Among institutional projects it is worth highlighting those connected to heritage recovery: among them, Garat European Project for the recovery of string quartets by Basque composers, carried out between 2003 and 2005. This project aimed to develop a collaboration programme within the framework of the Aquitaine-Basque Country Euroregion between Musikene, the Conservatoire National de Région de Bayonne-Côte Basque, Eresbil and the Institut Culturel Basque. Said programme was structured in seven main actions: musicological recovery, conservation and accessibility, education, creation, publishing and dissemination. We must also refer to the Usandizaga Revival project, which was carried out during 2015 in the context of the centenary of the composer’s birth and which involved the entire educational community by guiding part of the school’s usual teaching activity towards the recovery of the character and work of this composer. The research area also collaborated in the preparation of the publication of the works for piano and band, and in a cycle Usandizagarekin 4 ordu with a proposal for concerts with commentary by students of the subject Final Project who were researching the composer and his era. More recently, in 2017, the project Basque Music History was set in motion, in collaboration with the Center for Basque Studies in the University of Reno (Nevada).
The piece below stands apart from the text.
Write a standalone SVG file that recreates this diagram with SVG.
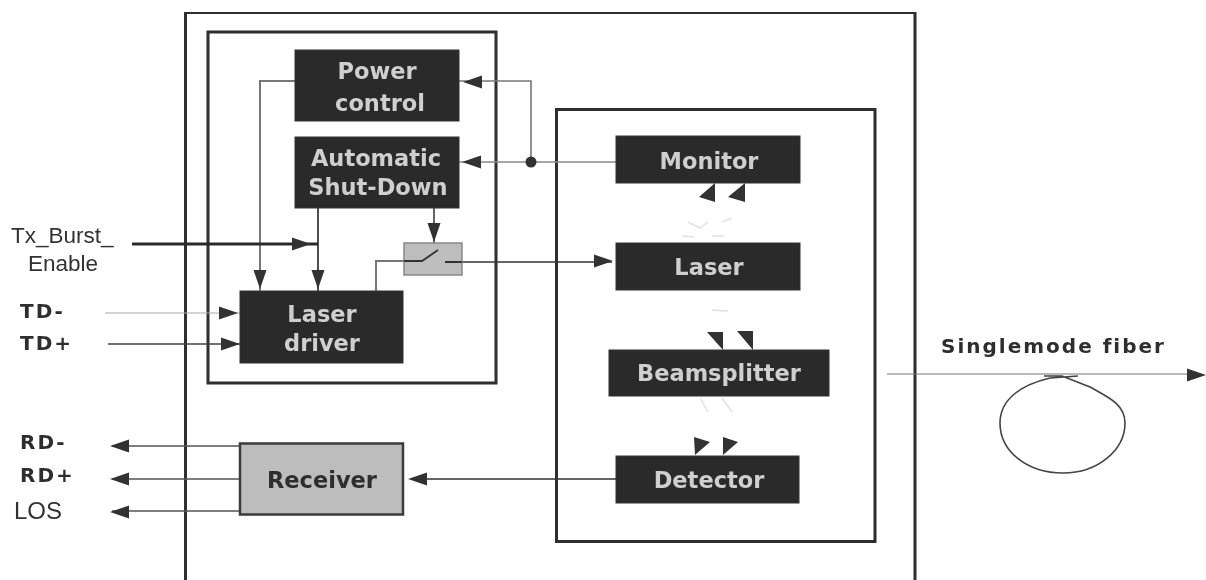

This resulted in a symposium and a specific publication about this material.

 

In the field of publications, we can highlight, in addition to the collection of monographs and CDs by Musikene, the new agreement signed with the University of the Basque Country and Eresbil for the publication of research monographs on Basque composers, as well as the publication of the first edition of Jazz-Hitz: Revista de investigación de la música de jazz [Jazz Music Research Magazine], a pioneering work at national level, with an international vocation and openly accessible.